Chapter 2: Mazy Movies

Opening Scene

Forty-five pages into Stephen King’s 1977 novel The Shining, Jack Torrance’s wife Wendy is contemplating divorce.  Jack has lost his job teaching English at the boarding school and his alcoholism is out of control. He is mercurial and has even injured their boy Danny in a drunken rage. Pondering why they had not been able to broach the topic and confront the obvious in their relationship, Wendy thinks of Jack: “He was like a man who had leaned around a corner and had seen an unexpected monster lying in wait, crouching among the dried bones of its old kills.”

            The Athenian youths taken hostage by King Minos and imprisoned in the labyrinth might have encountered the Minotaur in just such fashion. Stephen King plants this image long before readers/viewers ever see the crazed Jack Torrance running through the Overlook Hotel’s hedge maze (in the movie) with an ax. (The hedge maze is not in the book, but topiary of sinister hedge animals is.) By that point in the story, the labyrinthine associations with death, horror, terror, and bloody violence are permanent residents of the hotel. The more subtle imagery of the early chapters is more effective, for my money, and is like lighting a match of terror. When the cook Dick Hallorann (played in the movie by Scatman Crothers)—the character who perceives that Danny “shines” or has second sight—shows the Torrance family the Overlook’s cavernous kitchen, Wendy says, “I think I’ll have to leave a trail of breadcrumbs every time I come in.”

            “He came running to her with a large gray thing in his hands, and for one comic-horrible moment Wendy thought it was a brain.” This is how King describes the little boy Danny carrying a wasp’s nest toward his mother. It’s an effective analogue, and King explores it further for maximum impact, as Jack Torrance’s mind becomes an increasingly irrational wasp’s nest of aggression, drunken sarcasm, resentment, and violence. Brains and wasp’s nests are two structures, interiors, which are maze-like. As are entrails. As are houses. One of King’s epigraphs is from Poe’s “The Masque of the Red Death,” which the struggling writer Jack Torrance often finds himself involuntarily quoting—“The Red Death held sway over all!” The Shining’s ballroom mantelpiece clock also builds off the Poe story (with the addition of the pornographic mechanical figurines), and Torrance’s thinking of Poe as “the Great American Hack” is a good joke that underscores the writer-turned-hotel-custodian’s own failure to complete his play. The other Poe inspiration for The Shining is Poe’s “The Fall of the House of Usher,” a template for a large architectural structure that becomes personified with evil intentions toward its occupants. So it follows that King fashions the Overlook as a maze: when the manager gives the prospective young family of winter caretakers the grand tour, he leads them “through corridors that twisted and turned like a maze,” and Danny, fleeing from his crazed father, will soon run “through twisting, mazelike corridors, his bare feet whispering over a deep-pile jungle of blue and black.” The passage indirectly invokes the Minotaur as well: Danny runs “fearing that each turn would bring him face to face with the human tiger in these halls.”

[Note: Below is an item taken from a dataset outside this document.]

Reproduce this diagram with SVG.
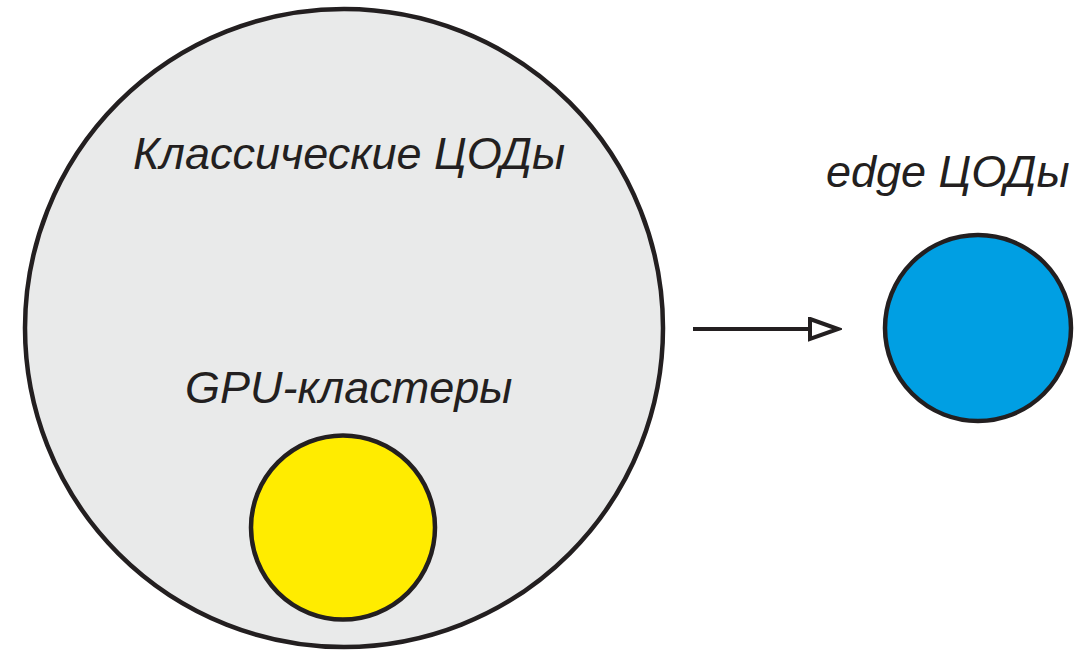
<svg xmlns="http://www.w3.org/2000/svg" width="1086" height="651" viewBox="0 0 1086 651">
  <style>
    .ring { stroke: #231f20; stroke-width: 4.5; }
    .label { font-family: "Liberation Sans", Arial, sans-serif; font-style: italic; font-size: 45px; fill: #231f20; }
    .conn { stroke: #231f20; stroke-width: 4; fill: none; }
  </style>
  <defs>
    <marker id="openHead" markerUnits="userSpaceOnUse" markerWidth="34" markerHeight="26" refX="2" refY="12" orient="auto">
      <path d="M2,2 L30,12 L2,22 Z" fill="#ffffff" stroke="#231f20" stroke-width="4" stroke-linejoin="miter"/>
    </marker>
  </defs>
  <rect width="1086" height="651" fill="#ffffff"/>

  <g id="classic-dc">
    <circle class="ring" cx="344" cy="328" r="319" fill="#e9eaea"/>
    <text class="label" x="133" y="169">Классические ЦОДы</text>
  </g>

  <g id="gpu-clusters">
    <text class="label" x="185" y="403">GPU-кластеры</text>
    <circle class="ring" cx="343" cy="527.5" r="92" fill="#ffec00"/>
  </g>

  <g id="edge-dc">
    <text class="label" x="826" y="187">edge ЦОДы</text>
    <circle class="ring" cx="978" cy="328" r="93" fill="#009fe3"/>
  </g>

  <g id="connectors">
    <line class="conn" x1="693" y1="329" x2="810" y2="329" marker-end="url(#openHead)"/>
  </g>
</svg>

            I’d go back and watch the movie for more labyrinth imagery and symbolism, but the movie is too scary to watch again (especially for a writer recently finishing teaching English at a boarding school). So I watch a documentary about The Shining called Room 237, which, in a somewhat conspiratorial, hyperventilating tone, explores the multileveled symbolism of Stanley Kubrick’s film.

            The movie, according to the doc’s interview subjects, is about the massacre of Native Americans by white men with axes; it’s about the Holocaust; it’s about Kubrick’s own guilt over having participated in filming the Apollo mission so NASA would have believable footage; it’s about the past impinging on the present; it’s about, well, everything. And, yes, it’s about labyrinths. A ski poster with the word “Monarch” is really a Minotaur image. Jack Nicholson-as-Jack Torrance is the Minotaur. Nicholson’s iconic glower, with his arched eyebrows, evokes a bull (compare Trump’s arrest mugshot). The Minotaur’s name, Asterius, means Star, starry, and the film imagery suggests that at one point. And then, of course, there’s the Overlook Hotel’s hedge maze, which little boy Danny (Danny Lloyd in the movie) navigates by walking backwards in the footsteps in the snow, which provide an Ariadne’s thread. There’s also a model of the maze in the hotel lobby that Jack Torrance peers over menacingly.

            But the doc’s assertion that these references are all Kubrick, no King, and that there is no maze in the book, is belied by the sentence on p. 45 quoted above and other passages. King’s artful bit of foreshadowing brings forth the maze, the Minotaur, and all its associations with one powerful sentence. Add Kubrick’s vision, and Jack Nicholson’s portrayal of Jack Torrance as an anti-hero, an unsuccessful Theseus battling the Minotaur of mental illness, and the result is mythic and unforgettable.